**To do:** Write out the listing below exactly, and omit any images you find in it.

>> Start

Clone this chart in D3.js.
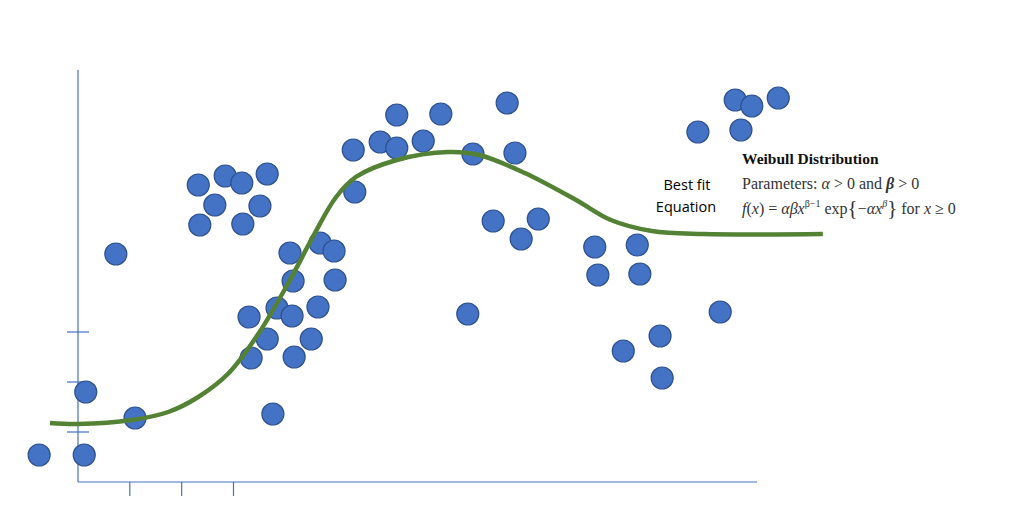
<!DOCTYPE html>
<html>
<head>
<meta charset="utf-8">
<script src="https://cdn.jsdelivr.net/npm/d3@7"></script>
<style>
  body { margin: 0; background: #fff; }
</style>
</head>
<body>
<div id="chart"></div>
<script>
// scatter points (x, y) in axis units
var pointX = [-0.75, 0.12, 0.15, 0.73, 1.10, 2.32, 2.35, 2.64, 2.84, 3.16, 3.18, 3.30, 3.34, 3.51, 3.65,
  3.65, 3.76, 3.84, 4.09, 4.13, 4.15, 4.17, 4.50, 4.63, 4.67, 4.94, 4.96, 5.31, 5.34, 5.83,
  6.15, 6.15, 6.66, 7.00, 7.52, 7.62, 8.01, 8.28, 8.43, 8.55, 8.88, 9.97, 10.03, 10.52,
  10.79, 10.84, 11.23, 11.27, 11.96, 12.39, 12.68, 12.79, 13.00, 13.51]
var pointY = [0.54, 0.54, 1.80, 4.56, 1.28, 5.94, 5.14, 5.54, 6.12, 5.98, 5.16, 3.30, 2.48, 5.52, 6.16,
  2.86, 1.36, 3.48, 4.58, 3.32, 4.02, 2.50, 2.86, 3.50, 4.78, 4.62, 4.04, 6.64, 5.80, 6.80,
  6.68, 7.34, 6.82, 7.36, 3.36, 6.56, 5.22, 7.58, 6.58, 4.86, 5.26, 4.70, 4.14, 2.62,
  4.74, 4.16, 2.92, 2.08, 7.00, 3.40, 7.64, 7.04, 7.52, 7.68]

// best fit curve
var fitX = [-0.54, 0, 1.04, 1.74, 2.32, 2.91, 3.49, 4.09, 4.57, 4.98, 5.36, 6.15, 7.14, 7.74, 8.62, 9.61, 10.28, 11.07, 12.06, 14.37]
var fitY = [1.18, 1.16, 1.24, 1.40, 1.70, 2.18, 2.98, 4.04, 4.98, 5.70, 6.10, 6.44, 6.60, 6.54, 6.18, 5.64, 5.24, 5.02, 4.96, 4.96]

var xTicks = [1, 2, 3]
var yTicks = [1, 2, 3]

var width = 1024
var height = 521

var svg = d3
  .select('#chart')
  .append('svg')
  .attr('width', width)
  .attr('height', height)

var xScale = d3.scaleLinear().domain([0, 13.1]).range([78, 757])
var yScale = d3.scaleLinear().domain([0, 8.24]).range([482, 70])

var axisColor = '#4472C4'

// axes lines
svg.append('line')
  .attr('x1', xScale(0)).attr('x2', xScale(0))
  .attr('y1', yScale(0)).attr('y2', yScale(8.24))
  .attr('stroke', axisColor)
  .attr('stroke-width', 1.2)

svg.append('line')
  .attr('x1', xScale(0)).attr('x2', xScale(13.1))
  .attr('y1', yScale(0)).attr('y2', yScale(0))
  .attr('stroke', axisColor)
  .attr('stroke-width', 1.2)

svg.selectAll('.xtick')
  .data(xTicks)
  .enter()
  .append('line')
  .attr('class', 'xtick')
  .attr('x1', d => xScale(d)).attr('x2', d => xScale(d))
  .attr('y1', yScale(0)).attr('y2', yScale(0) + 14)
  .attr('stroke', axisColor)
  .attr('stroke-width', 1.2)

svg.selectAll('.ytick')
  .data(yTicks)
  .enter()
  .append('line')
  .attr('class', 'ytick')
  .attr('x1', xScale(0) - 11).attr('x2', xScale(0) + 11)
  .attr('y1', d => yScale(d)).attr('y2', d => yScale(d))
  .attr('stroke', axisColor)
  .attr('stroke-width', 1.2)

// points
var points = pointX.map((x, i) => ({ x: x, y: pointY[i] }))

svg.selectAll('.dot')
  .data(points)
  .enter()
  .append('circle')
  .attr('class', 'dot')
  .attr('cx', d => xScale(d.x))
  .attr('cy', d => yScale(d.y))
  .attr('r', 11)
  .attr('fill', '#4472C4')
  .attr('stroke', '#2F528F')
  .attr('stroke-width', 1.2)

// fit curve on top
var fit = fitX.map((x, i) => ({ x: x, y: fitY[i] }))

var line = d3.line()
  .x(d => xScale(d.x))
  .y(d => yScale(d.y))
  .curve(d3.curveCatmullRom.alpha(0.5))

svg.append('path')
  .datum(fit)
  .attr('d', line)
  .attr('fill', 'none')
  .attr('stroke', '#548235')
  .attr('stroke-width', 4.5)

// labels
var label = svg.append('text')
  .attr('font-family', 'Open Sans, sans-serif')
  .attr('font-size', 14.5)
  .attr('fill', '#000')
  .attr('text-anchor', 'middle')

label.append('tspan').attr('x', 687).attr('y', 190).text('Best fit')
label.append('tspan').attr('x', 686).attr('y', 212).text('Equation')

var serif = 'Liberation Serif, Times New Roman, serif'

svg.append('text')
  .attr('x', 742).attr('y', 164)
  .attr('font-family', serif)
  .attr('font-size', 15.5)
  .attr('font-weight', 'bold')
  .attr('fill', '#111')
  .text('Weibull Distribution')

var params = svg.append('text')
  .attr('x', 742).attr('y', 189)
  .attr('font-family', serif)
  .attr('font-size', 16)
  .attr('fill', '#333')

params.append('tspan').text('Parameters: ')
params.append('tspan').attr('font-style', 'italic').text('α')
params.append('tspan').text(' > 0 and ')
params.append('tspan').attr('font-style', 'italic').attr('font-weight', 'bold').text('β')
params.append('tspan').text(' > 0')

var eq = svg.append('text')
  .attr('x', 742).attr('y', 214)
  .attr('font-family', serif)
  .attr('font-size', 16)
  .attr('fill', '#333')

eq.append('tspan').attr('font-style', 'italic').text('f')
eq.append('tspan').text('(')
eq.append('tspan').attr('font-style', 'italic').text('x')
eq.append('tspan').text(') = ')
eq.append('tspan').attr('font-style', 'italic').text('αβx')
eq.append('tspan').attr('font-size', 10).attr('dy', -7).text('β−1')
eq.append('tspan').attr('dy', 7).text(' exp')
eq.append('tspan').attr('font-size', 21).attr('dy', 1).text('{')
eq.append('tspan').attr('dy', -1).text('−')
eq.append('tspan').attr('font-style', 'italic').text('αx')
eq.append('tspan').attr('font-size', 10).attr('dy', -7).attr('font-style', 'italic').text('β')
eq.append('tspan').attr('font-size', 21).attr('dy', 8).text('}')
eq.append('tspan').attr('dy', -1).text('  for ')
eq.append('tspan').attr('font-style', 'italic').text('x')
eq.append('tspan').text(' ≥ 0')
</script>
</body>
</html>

>> End

**Solution for this exercise:**
Clone this chart in D3.js.
<!DOCTYPE html>
<html>
<head>
<meta charset="utf-8">
<script src="https://cdn.jsdelivr.net/npm/d3@7"></script>
<style>
  body { margin: 0; background: #fff; }
</style>
</head>
<body>
<div id="chart"></div>
<script>
// scatter points (x, y) in axis units
var pointX = [-0.75, 0.12, 0.15, 0.73, 1.10, 2.32, 2.35, 2.64, 2.84, 3.16, 3.18, 3.30, 3.34, 3.51, 3.65,
  3.65, 3.76, 3.84, 4.09, 4.13, 4.15, 4.17, 4.50, 4.63, 4.67, 4.94, 4.96, 5.31, 5.34, 5.83,
  6.15, 6.15, 6.66, 7.00, 7.52, 7.62, 8.01, 8.28, 8.43, 8.55, 8.88, 9.97, 10.03, 10.52,
  10.79, 10.84, 11.23, 11.27, 11.96, 12.39, 12.68, 12.79, 13.00, 13.51]
var pointY = [0.54, 0.54, 1.80, 4.56, 1.28, 5.94, 5.14, 5.54, 6.12, 5.98, 5.16, 3.30, 2.48, 5.52, 6.16,
  2.86, 1.36, 3.48, 4.58, 3.32, 4.02, 2.50, 2.86, 3.50, 4.78, 4.62, 4.04, 6.64, 5.80, 6.80,
  6.68, 7.34, 6.82, 7.36, 3.36, 6.56, 5.22, 7.58, 6.58, 4.86, 5.26, 4.70, 4.14, 2.62,
  4.74, 4.16, 2.92, 2.08, 7.00, 3.40, 7.64, 7.04, 7.52, 7.68]

// best fit curve
var fitX = [-0.54, 0, 1.04, 1.74, 2.32, 2.91, 3.49, 4.09, 4.57, 4.98, 5.36, 6.15, 7.14, 7.74, 8.62, 9.61, 10.28, 11.07, 12.06, 14.37]
var fitY = [1.18, 1.16, 1.24, 1.40, 1.70, 2.18, 2.98, 4.04, 4.98, 5.70, 6.10, 6.44, 6.60, 6.54, 6.18, 5.64, 5.24, 5.02, 4.96, 4.96]

var xTicks = [1, 2, 3]
var yTicks = [1, 2, 3]

var width = 1024
var height = 521

var svg = d3
  .select('#chart')
  .append('svg')
  .attr('width', width)
  .attr('height', height)

var xScale = d3.scaleLinear().domain([0, 13.1]).range([78, 757])
var yScale = d3.scaleLinear().domain([0, 8.24]).range([482, 70])

var axisColor = '#4472C4'

// axes lines
svg.append('line')
  .attr('x1', xScale(0)).attr('x2', xScale(0))
  .attr('y1', yScale(0)).attr('y2', yScale(8.24))
  .attr('stroke', axisColor)
  .attr('stroke-width', 1.2)

svg.append('line')
  .attr('x1', xScale(0)).attr('x2', xScale(13.1))
  .attr('y1', yScale(0)).attr('y2', yScale(0))
  .attr('stroke', axisColor)
  .attr('stroke-width', 1.2)

svg.selectAll('.xtick')
  .data(xTicks)
  .enter()
  .append('line')
  .attr('class', 'xtick')
  .attr('x1', d => xScale(d)).attr('x2', d => xScale(d))
  .attr('y1', yScale(0)).attr('y2', yScale(0) + 14)
  .attr('stroke', axisColor)
  .attr('stroke-width', 1.2)

svg.selectAll('.ytick')
  .data(yTicks)
  .enter()
  .append('line')
  .attr('class', 'ytick')
  .attr('x1', xScale(0) - 11).attr('x2', xScale(0) + 11)
  .attr('y1', d => yScale(d)).attr('y2', d => yScale(d))
  .attr('stroke', axisColor)
  .attr('stroke-width', 1.2)

// points
var points = pointX.map((x, i) => ({ x: x, y: pointY[i] }))

svg.selectAll('.dot')
  .data(points)
  .enter()
  .append('circle')
  .attr('class', 'dot')
  .attr('cx', d => xScale(d.x))
  .attr('cy', d => yScale(d.y))
  .attr('r', 11)
  .attr('fill', '#4472C4')
  .attr('stroke', '#2F528F')
  .attr('stroke-width', 1.2)

// fit curve on top
var fit = fitX.map((x, i) => ({ x: x, y: fitY[i] }))

var line = d3.line()
  .x(d => xScale(d.x))
  .y(d => yScale(d.y))
  .curve(d3.curveCatmullRom.alpha(0.5))

svg.append('path')
  .datum(fit)
  .attr('d', line)
  .attr('fill', 'none')
  .attr('stroke', '#548235')
  .attr('stroke-width', 4.5)

// labels
var label = svg.append('text')
  .attr('font-family', 'Open Sans, sans-serif')
  .attr('font-size', 14.5)
  .attr('fill', '#000')
  .attr('text-anchor', 'middle')

label.append('tspan').attr('x', 687).attr('y', 190).text('Best fit')
label.append('tspan').attr('x', 686).attr('y', 212).text('Equation')

var serif = 'Liberation Serif, Times New Roman, serif'

svg.append('text')
  .attr('x', 742).attr('y', 164)
  .attr('font-family', serif)
  .attr('font-size', 15.5)
  .attr('font-weight', 'bold')
  .attr('fill', '#111')
  .text('Weibull Distribution')

var params = svg.append('text')
  .attr('x', 742).attr('y', 189)
  .attr('font-family', serif)
  .attr('font-size', 16)
  .attr('fill', '#333')

params.append('tspan').text('Parameters: ')
params.append('tspan').attr('font-style', 'italic').text('α')
params.append('tspan').text(' > 0 and ')
params.append('tspan').attr('font-style', 'italic').attr('font-weight', 'bold').text('β')
params.append('tspan').text(' > 0')

var eq = svg.append('text')
  .attr('x', 742).attr('y', 214)
  .attr('font-family', serif)
  .attr('font-size', 16)
  .attr('fill', '#333')

eq.append('tspan').attr('font-style', 'italic').text('f')
eq.append('tspan').text('(')
eq.append('tspan').attr('font-style', 'italic').text('x')
eq.append('tspan').text(') = ')
eq.append('tspan').attr('font-style', 'italic').text('αβx')
eq.append('tspan').attr('font-size', 10).attr('dy', -7).text('β−1')
eq.append('tspan').attr('dy', 7).text(' exp')
eq.append('tspan').attr('font-size', 21).attr('dy', 1).text('{')
eq.append('tspan').attr('dy', -1).text('−')
eq.append('tspan').attr('font-style', 'italic').text('αx')
eq.append('tspan').attr('font-size', 10).attr('dy', -7).attr('font-style', 'italic').text('β')
eq.append('tspan').attr('font-size', 21).attr('dy', 8).text('}')
eq.append('tspan').attr('dy', -1).text('  for ')
eq.append('tspan').attr('font-style', 'italic').text('x')
eq.append('tspan').text(' ≥ 0')
</script>
</body>
</html>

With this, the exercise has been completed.